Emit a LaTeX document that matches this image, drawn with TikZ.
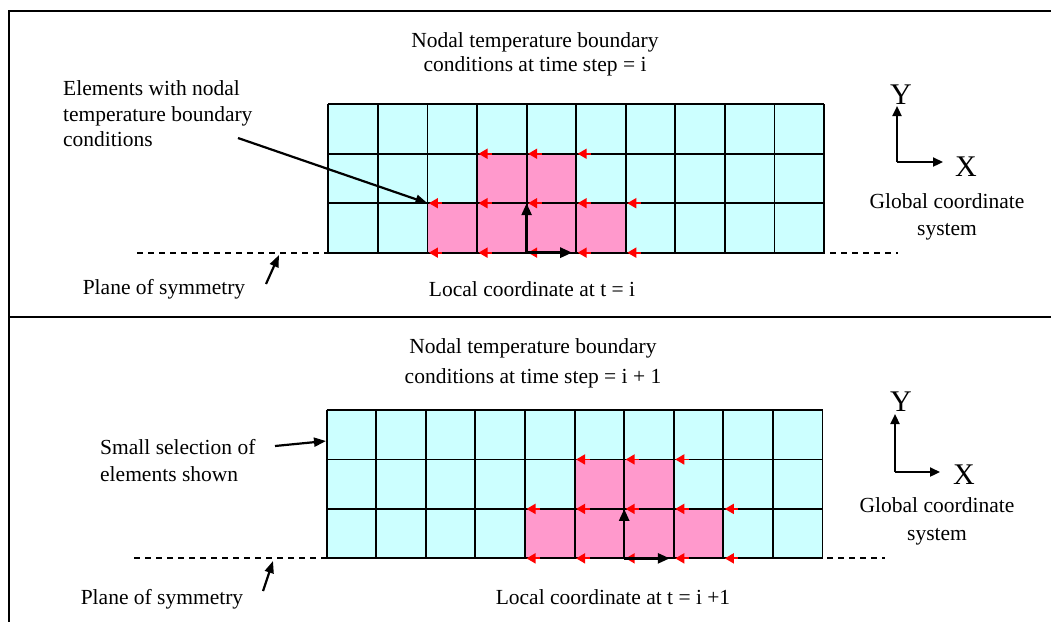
\documentclass[tikz,border=0pt]{standalone}
\usepackage{fontspec}
\setmainfont{Liberation Serif}
\usetikzlibrary{arrows.meta,calc}
\definecolor{cellcyan}{HTML}{CCFFFF}
\definecolor{cellpink}{HTML}{FF99CC}
\definecolor{bcred}{HTML}{FF0000}
\tikzset{
  txt/.style={inner sep=0pt,font=\fontsize{21.5}{24}\selectfont},
  big/.style={inner sep=0pt,font=\fontsize{30}{30}\selectfont},
  gridline/.style={line width=1.9pt,black},
  bcarrow/.style={line width=1.8pt,bcred,-{Triangle[length=9pt,width=10pt]}},
  localaxis/.style={line width=2.6pt,black,-{Triangle[length=12pt,width=10pt]}},
  globalaxis/.style={line width=2.2pt,black,-{Triangle[length=10pt,width=9pt]}},
  leader/.style={line width=2.2pt,black,-{Triangle[length=12pt,width=9pt]}},
  symline/.style={line width=1.6pt,black,dash pattern=on 6pt off 5pt},
  frameline/.style={line width=2pt,black}
}
% #1 prefix, #2 x0, #3 y0, #4 column offset of the pink block
\newcommand{\drawmesh}[4]{%
  \foreach \i in {0,...,10}{\foreach \j in {0,...,3}{%
    \coordinate (#1-\i-\j) at ({#2+\i*49.58},{#3+\j*49.45});}}
  \fill[cellcyan] (#1-0-0) rectangle (#1-10-3);
  \pgfmathtruncatemacro{\ka}{#4}\pgfmathtruncatemacro{\kb}{#4+1}%
  \pgfmathtruncatemacro{\kc}{#4+2}\pgfmathtruncatemacro{\kd}{#4+3}%
  \pgfmathtruncatemacro{\ke}{#4+4}%
  \fill[cellpink] (#1-\kb-1) rectangle (#1-\kd-2);
  \fill[cellpink] (#1-\ka-2) rectangle (#1-\ke-3);
  \foreach \i in {0,...,10}{\draw[gridline] (#1-\i-0) -- (#1-\i-3);}
  \foreach \j in {0,...,3}{\draw[gridline] (#1-0-\j) -- (#1-10-\j);}
  \foreach \i in {\kb,\kc,\kd}{\draw[bcarrow] ($(#1-\i-1)+(15,0)$) -- ($(#1-\i-1)+(1.5,0)$);}
  \foreach \j in {2,3}{\foreach \i in {\ka,\kb,\kc,\kd,\ke}{%
    \draw[bcarrow] ($(#1-\i-\j)+(15,0)$) -- ($(#1-\i-\j)+(1.5,0)$);}}
  \draw[localaxis] (#1-\kc-3) -- (#1-\kc-2);
  \draw[localaxis] (#1-\kc-3) -- ($(#1-\kd-3)+(-4,0)$);
}
\begin{document}
\begin{tikzpicture}[x=1pt,y=-1pt]
\useasboundingbox (0,0) rectangle (1051,622);
% frame
\draw[frameline] (1051,11) -- (9,11) -- (9,622);
\draw[frameline] (9,317) -- (1051,317);

% ---------------- top panel ----------------
\coordinate (symA) at (137,253);
\coordinate (symB) at (898,253);
\draw[symline] (symA) -- (symB);
\drawmesh{top}{328.3}{104.3}{2}
\node[txt,align=center] (title1) at (535,54) {Nodal temperature boundary\\conditions at time step = i};
\node[txt,align=left,anchor=west,font=\fontsize{21.5}{25.5}\selectfont] (elem) at (63,114) {Elements with nodal\\temperature boundary\\conditions};
\coordinate (elemtail) at (238,138);
\draw[leader] (elemtail) -- (top-2-2);
\node[txt] (plane1) at (164,289) {Plane of symmetry};
\coordinate (planetail1) at (266,284);
\coordinate (planetip1) at (279,255);
\draw[leader] (planetail1) -- (planetip1);
\node[txt] (local1) at (532,289) {Local coordinate at t = i};
\coordinate (go1) at (897,162);
\coordinate (gy1) at (897,106);
\coordinate (gx1) at (943,162);
\draw[globalaxis] (go1) -- (gy1);
\draw[globalaxis] (go1) -- (gx1);
\node[big] (Y1) at (901,95) {Y};
\node[big] (X1) at (966,167) {X};
\node[txt,align=center,font=\fontsize{21.5}{27}\selectfont] (glob1) at (947,216.5) {Global coordinate\\system};

% ---------------- bottom panel ----------------
\coordinate (symC) at (134,558);
\coordinate (symD) at (885,558);
\draw[symline] (symC) -- (symD);
\drawmesh{bot}{326.7}{410}{4}
\node[txt,align=center,font=\fontsize{21.5}{30}\selectfont] (title2) at (533,363) {Nodal temperature boundary\\conditions at time step = i + 1};
\node[txt,align=left,anchor=west,font=\fontsize{21.5}{27}\selectfont] (small) at (100,461) {Small selection of\\elements shown};
\coordinate (smalltail) at (275,446);
\coordinate (smalltip) at (326,441);
\draw[leader] (smalltail) -- (smalltip);
\node[txt] (plane2) at (162,599) {Plane of symmetry};
\coordinate (planetail2) at (263,591);
\coordinate (planetip2) at (273,561);
\draw[leader] (planetail2) -- (planetip2);
\node[txt] (local2) at (613,597) {Local coordinate at t = i +1};
\coordinate (go2) at (895,472);
\coordinate (gy2) at (895,414);
\coordinate (gx2) at (940,472);
\draw[globalaxis] (go2) -- (gy2);
\draw[globalaxis] (go2) -- (gx2);
\node[big] (Y2) at (901,402) {Y};
\node[big] (X2) at (964,475) {X};
\node[txt,align=center,font=\fontsize{21.5}{28}\selectfont] (glob2) at (937,521) {Global coordinate\\system};
\end{tikzpicture}
\end{document}
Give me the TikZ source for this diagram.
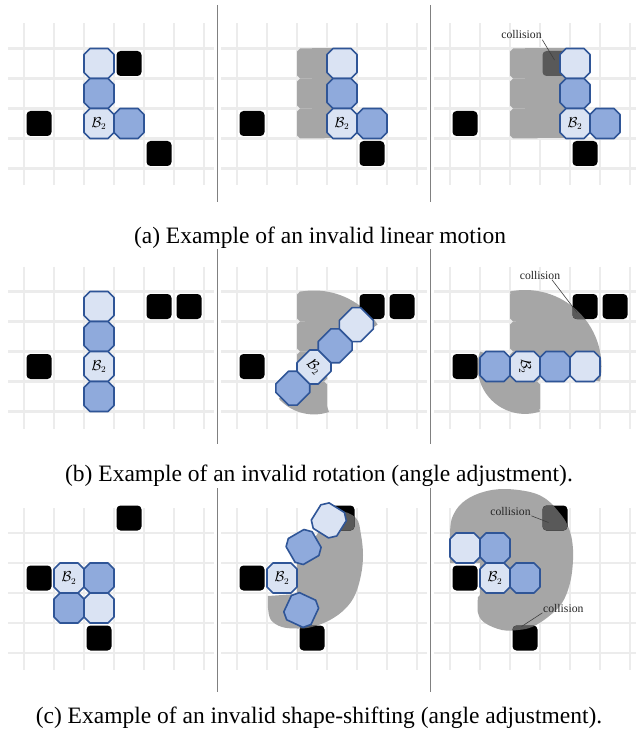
\documentclass[tikz,border=0pt]{standalone}
\usepackage{fontspec}
\setmainfont{Liberation Serif}
\definecolor{gridc}{RGB}{236,236,236}
\definecolor{sepc}{RGB}{128,128,128}
\definecolor{lblue}{RGB}{218,227,243}
\definecolor{mblue}{RGB}{143,170,220}
\definecolor{bbord}{RGB}{47,85,151}
\definecolor{swept}{RGB}{166,166,166}
\definecolor{hit}{RGB}{89,89,89}
\tikzset{cellpic/.pic={\path[pic actions] (-15,-9) -- (-9,-15) -- (9,-15) -- (15,-9) -- (15,9) -- (9,15) -- (-9,15) -- (-15,9) -- cycle;},
  gpic/.pic={\path[pic actions] (-15,-12) -- (-12,-15) -- (12,-15) -- (15,-12) -- (15,12) -- (12,15) -- (-12,15) -- (-15,12) -- cycle;}}
\newcommand\gridpanel[2]{%
  \foreach \i in {0,...,6}{\draw[gl] ({#1+30*\i},{#2-25}) -- ({#1+30*\i},{#2+137});}
  \foreach \j in {0,...,4}{\draw[gl] ({#1-16},{#2+30*\j}) -- ({#1+190},{#2+30*\j});}
}
\newcommand\obst[2]{\fill[black, rounded corners=4pt] ({#1-12.5},{#2-12.5}) rectangle ({#1+12.5},{#2+12.5});}
\newcommand\hitsq[2]{\fill[hit, rounded corners=4pt] ({#1-12.5},{#2-12.5}) rectangle ({#1+12.5},{#2+12.5});}
\def\blobB{(297,594) -- (297,564) -- plot[smooth, tension=0.6] coordinates {(320,530) (338,512) (356,518) (361,535) (363,555) (361,575) (355,595) (345,609) (330,620) (312,627) (298,628.5) (282,627) (271,620) (268,608) (268,596)} -- cycle}
\def\blobC{(480,595) -- (480,563) -- (450,563) -- plot[smooth, tension=0.6] coordinates {(450,535) (452,518) (462,503) (480,493) (503,489) (530,492) (546,499) (558,511) (567,524) (572,540) (573,560) (570,583) (562,603) (548,617) (532,627) (518,630) (502,630) (485,623) (478,613) (478,597)} -- cycle}
\begin{document}
\begin{tikzpicture}[x=1pt,y=-1pt,
  gl/.style={draw=gridc, line width=2.2pt},
  sepl/.style={draw=sepc, line width=0.8pt},
  lcell/.style={draw=bbord, line width=1.6pt, fill=lblue, line join=round},
  mcell/.style={draw=bbord, line width=1.6pt, fill=mblue, line join=round},
  gcell/.style={fill=swept},
  btxt/.style={font=\fontsize{13.5}{15}\selectfont, inner sep=0pt},
  captxt/.style={font=\fontsize{23.5}{28}\selectfont, inner sep=0pt, anchor=base},
  coll/.style={font=\fontsize{11.7}{14}\selectfont, inner sep=0.5pt, text=black!85},
  cline/.style={draw=black!75, line width=0.6pt},
]
\useasboundingbox[fill=white] (0,0) rectangle (636,735);
% grids
\gridpanel{24}{48.5}\gridpanel{237}{48.5}\gridpanel{450}{48.5}
\gridpanel{24}{291.5}\gridpanel{237}{291.5}\gridpanel{450}{291.5}
\gridpanel{24}{533}\gridpanel{237}{533}\gridpanel{450}{533}
% separators
\draw[sepl] (217.5,5) -- (217.5,202); \draw[sepl] (430.5,5) -- (430.5,202);
\draw[sepl] (217.5,249) -- (217.5,444); \draw[sepl] (430.5,249) -- (430.5,444);
\draw[sepl] (217.5,488) -- (217.5,692); \draw[sepl] (430.5,488) -- (430.5,692);

% ===== Row 1 =====
% panel 1
\obst{129}{63.5}\obst{39}{123.5}\obst{159}{153.5}
\pic[lcell] at (99,63.5) {cellpic};
\pic[mcell] at (99,93.5) {cellpic};
\pic[lcell] at (99,123.5) {cellpic};
\pic[mcell] at (129,123.5) {cellpic};
\node[btxt] (b2a) at (99,123.5) {$\mathcal{B}_2$};
% panel 2
\foreach \yy in {63.5,93.5,123.5}{\pic[gcell] at (312,\yy) {gpic};}
\fill[swept] (312,48.5) rectangle (342,138.5);
\obst{252}{123.5}\obst{372}{153.5}
\pic[lcell] at (342,63.5) {cellpic};
\pic[mcell] at (342,93.5) {cellpic};
\pic[lcell] at (342,123.5) {cellpic};
\pic[mcell] at (372,123.5) {cellpic};
\node[btxt] (b2b) at (342,123.5) {$\mathcal{B}_2$};
% panel 3
\foreach \yy in {63.5,93.5,123.5}{\pic[gcell] at (525,\yy) {gpic};}
\fill[swept] (525,48.5) rectangle (575,138.5);
\hitsq{555}{63.5}
\obst{465}{123.5}\obst{585}{153.5}
\pic[lcell] at (575,63.5) {cellpic};
\pic[mcell] at (575,93.5) {cellpic};
\pic[lcell] at (575,123.5) {cellpic};
\pic[mcell] at (605,123.5) {cellpic};
\node[btxt] (b2c) at (575,123.5) {$\mathcal{B}_2$};
\node[coll] (k1) at (521.5,35) {collision};
\coordinate (k1e) at (554.5,60);
\draw[cline] (k1.south east) -- (k1e);
\node[captxt] (capa) at (320,243) {(a) Example of an invalid linear motion};

% ===== Row 2 =====
% panel 1
\obst{39}{366.5}\obst{159}{306.5}\obst{189}{306.5}
\pic[lcell] at (99,306.5) {cellpic};
\pic[mcell] at (99,336.5) {cellpic};
\pic[lcell] at (99,366.5) {cellpic};
\pic[mcell] at (99,396.5) {cellpic};
\node[btxt] (b2d) at (99,366.5) {$\mathcal{B}_2$};
% panel 2
\foreach \yy in {306.5,336.5,366.5,396.5}{\pic[gcell] at (312,\yy) {gpic};}
\fill[swept] (314,367) -- plot[domain=-101.3:-33.7, samples=40] ({314+76.5*cos(\x)},{367+76.5*sin(\x)}) -- cycle;
\fill[swept] (314,367) -- plot[domain=71.6:138, samples=30] ({314+47.4*cos(\x)},{367+47.4*sin(\x)}) -- cycle;
\obst{252}{366.5}\obst{372}{306.5}\obst{402}{306.5}
\pic[mcell, rotate=45] at (292.8,388.2) {cellpic};
\pic[lcell, rotate=45] at (314,367) {cellpic};
\pic[mcell, rotate=45] at (335.2,345.8) {cellpic};
\pic[lcell, rotate=45] at (356.4,324.6) {cellpic};
\node[btxt, rotate=-45] (b2e) at (314,367) {$\mathcal{B}_2$};
% panel 3
\foreach \yy in {306.5,336.5,366.5,396.5}{\pic[gcell] at (525,\yy) {gpic};}
\fill[swept] (525,366.5) -- plot[domain=-101.3:11.3, samples=50] ({525+76.5*cos(\x)},{366.5+76.5*sin(\x)}) -- cycle;
\fill[swept] (525,366.5) -- plot[domain=71.6:198.4, samples=50] ({525+47.4*cos(\x)},{366.5+47.4*sin(\x)}) -- cycle;
\obst{465}{366.5}\obst{585}{306.5}\obst{615}{306.5}
\begin{scope}
  \clip (525,366.5) -- plot[domain=-101.3:11.3, samples=50] ({525+76.5*cos(\x)},{366.5+76.5*sin(\x)}) -- cycle;
  \hitsq{585}{306.5}
\end{scope}
\pic[mcell] at (495,366.5) {cellpic};
\pic[lcell] at (525,366.5) {cellpic};
\pic[mcell] at (555,366.5) {cellpic};
\pic[lcell] at (585,366.5) {cellpic};
\node[btxt, rotate=-90] (b2f) at (525,366.5) {$\mathcal{B}_2$};
\node[coll] (k2) at (540,275) {collision};
\coordinate (k2e) at (577,312.5);
\draw[cline] ([xshift=12pt]k2.south) -- (k2e);
\node[captxt] (capb) at (319,481) {(b) Example of an invalid rotation (angle adjustment).};

% ===== Row 3 =====
% panel 1
\obst{39}{578}\obst{129}{518}\obst{99}{638}
\pic[lcell] at (69,578) {cellpic};
\pic[mcell] at (99,578) {cellpic};
\pic[mcell] at (69,608) {cellpic};
\pic[lcell] at (99,608) {cellpic};
\node[btxt] (b2g) at (69,578) {$\mathcal{B}_2$};
% panel 2
\fill[swept] \blobB;
\obst{252}{578}\obst{342}{518}\obst{312}{638}
\begin{scope}
  \clip \blobB;
  \hitsq{342}{518}\hitsq{312}{638}
\end{scope}
\pic[mcell, rotate=-25] at (301.2,610) {cellpic};
\pic[lcell, rotate=58] at (328.8,520.4) {cellpic};
\pic[mcell, rotate=30] at (303.6,547) {cellpic};
\pic[lcell] at (282,578) {cellpic};
\node[btxt] (b2h) at (282,578) {$\mathcal{B}_2$};
% panel 3
\fill[swept] \blobC;
\obst{465}{578}\obst{555}{518}\obst{525}{638}
\begin{scope}
  \clip \blobC;
  \hitsq{555}{518}\hitsq{525}{638}
\end{scope}
\pic[lcell] at (465,548) {cellpic};
\pic[mcell] at (495,548) {cellpic};
\pic[lcell] at (495,578) {cellpic};
\pic[mcell] at (525,578) {cellpic};
\node[btxt] (b2i) at (495,578) {$\mathcal{B}_2$};
\node[coll] (k3) at (510.5,511) {collision};
\coordinate (k3e) at (548.5,522.5);
\draw[cline] (k3.south east) -- (k3e);
\node[coll] (k4) at (563.3,608) {collision};
\coordinate (k4e) at (521.5,626.5);
\draw[cline] (k4.south west) -- (k4e);
\node[captxt] (capc) at (319,723) {(c) Example of an invalid shape-shifting (angle adjustment).};
\end{tikzpicture}
\end{document}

────

▶ [WORK TO BE COMPLETED]: Every line in the data that holds "with" should be copied out.

▶ [EXERCISE OUTPUT]:
Emit a LaTeX document that matches this image, drawn with TikZ.
\node[txt,align=left,anchor=west,font=\fontsize{21.5}{25.5}\selectfont] (elem) at (63,114) {Elements with nodal\\temperature boundary\\conditions};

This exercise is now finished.